Any sympathies one may have for the programmer gets dispelled by his character’s flaws. Principally, Papageorge’s arrogant dismissal of others’ work spurs genteel hostility from tournament host Pat Henderson (film critic Gerald Peary). His interest in Stasia team member Shelly Flintic is less bonding with a fellow outsider and more implicitly trying to get into her room and possibly her panties.
Then again, the characteristics of the other tournament participants hardly come off as inspirational. An English participant is quite willing to sell his services to DARPA. Henderson’s public welcomes for Flintic’s participation come off as patronizing and sexist. Programmer Peter Bishton (Patrick Riester) displays enough sexual repression to warm the hearts of a Family Research Council chapter.
It’s not terribly surprising that the New Age group’s members come off as emotionally accessible by comparison to the computer chess players. Exercises such as sticking thumbs into loaves of warm bread have obvious sexual overtones that the computer chess players could ever hope to acknowledge. Bujalski deserves props for avoiding implications that the New Age group is inherently more sympathetic than the programmer teams. If anything, the range of personalities displayed among the Alliance and Tsar teams, among others, provide more intriguing dramatic fodder.
Take the reactions displayed by the Tsar 3.0 team members to the possibility that their computer program has become self-aware. Tsar’s artificial intelligence version of taking a dive on its chess matches gets initially attributed by Bishton to an unknown software bug. Team psychologist Martin Beuscher dismisses Tsar’s odd behavior as resulting from an elaborate practical joke. It’s possible that team head Dr. Tom Schoesser’s rationalizations may be spurred by fears of losing his job and a means of supporting his family.
The Tsar team’s emotional blindness towards seeing the possibilities flowing from their work is a trait shared by the other competitors. A late night bull session where the MIT team and the tournament videographer dismissively discuss the possibility of devising a computer algorithm to help people find dates will raise the eyebrows of readers who have used OKCupid or eHarmony. In a foreshadowing of techie culture sexism, the topic of electronic dating coincidentally comes up while Flintic happens to be in the room.
Yet whatever merriment may be derived from the assembled nerds’ shortcomings, Bujalski finds things to admire in their activities.
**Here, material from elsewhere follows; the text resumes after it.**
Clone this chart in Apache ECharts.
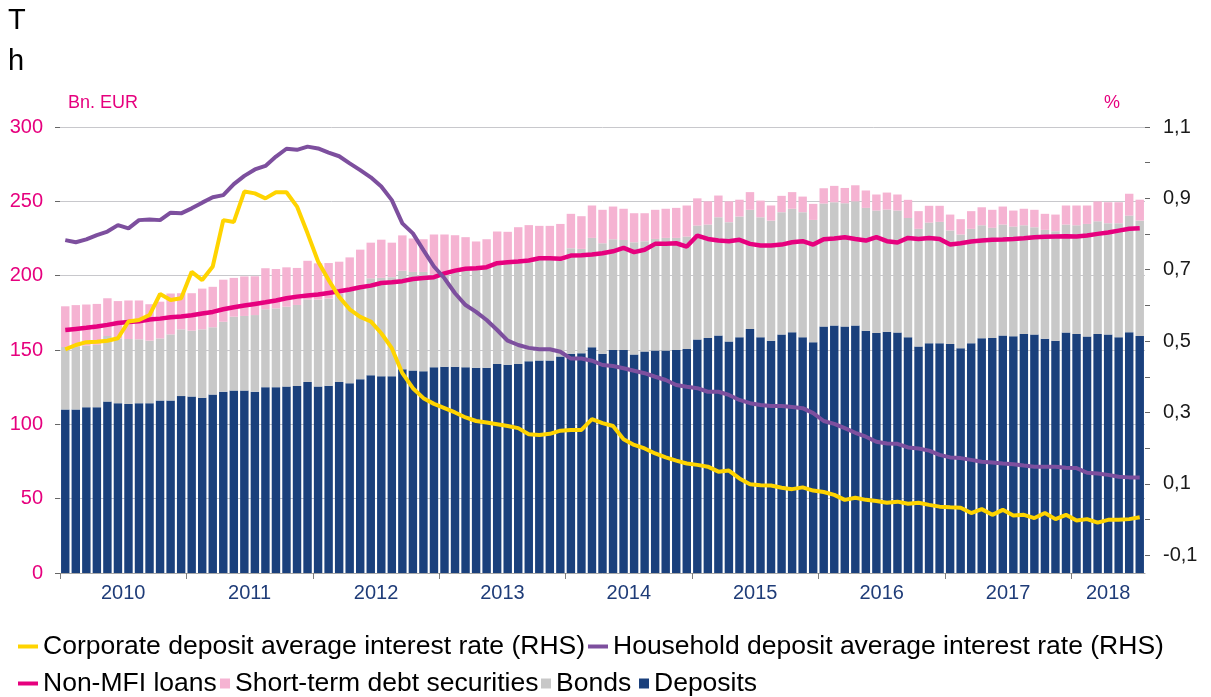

A viewer’s skepticism gets curtailed by the players’ conviction that they can find the programming key that will enable a clunky and bulky PDP-11 computer to think well enough to outwit a human player. An embarrassing forfeiture by the Tsar team gets informally withdrawn thanks to the other player’s willingness to accept Dr. Schoesser’s informal request.
Bujalski’s decision to shoot “Computer Chess” on a Sony AVC3260, an early analog video camera, could be called his way of providing in-your-face empathy with his characters rather than using the distancing that HD color video would provide. The sharp clarity of the modern color video format would be the equivalent of someone claiming that they somehow knew at the time a particular person would achieve fame and fortune. With the early Sony’s slightly blurry video quality, the uncertainties of the long term effects of the players’ work get captured in visual terms. More prosaic followers of Bujalski’s work will consider the video format used here a case of cinematic bird-flipping in keeping with his penchant for filming in such non-commercial feature film formats as 16 mm film.
“Computer Chess”’ entertaining idiosyncracies are not limited to the choice of video medium. Seeing who ultimately wins the competition turns out to be of only secondary significance. The paper crown and the cheap looking trophy awarded to the winner underscore that point. The film’s best moments come from having its otherwise straightforward chronicle of events tripped up by moments of underplayed fantasy. The Papageorge storyline in particular offers such memorable moments through the film’s sole color sequence and the frequent sight of fluffy stray cats.
Bujalski once commented in an interview with Cinema Scope that cats were inherently cinematic. That air of unpredictable willfulness associated with cats describes quite a few of the director’s subtle touches in “Computer Chess.” The prostitute trying to ply her trade is doubly unlucky as the New Age group has its own means of achieving sexual satisfaction while the chess players are generally more interested in matters of the mind instead of the flesh. Bishton and Flintic’s meeting of minds never develops into anything more carnal.
“Computer Chess” ends on a clever visual metaphor. It involves the completion of an experiment that the tournament videographer attempted early on with his gun-like video camera. The result both offers a visual comment on the tournament weekend as well as allusions to the myth of Icarus and a future so bright one must wear shades.
(“Computer Chess” is currently playing at the Opera Plaza Cinemas (601 Van Ness, SF).)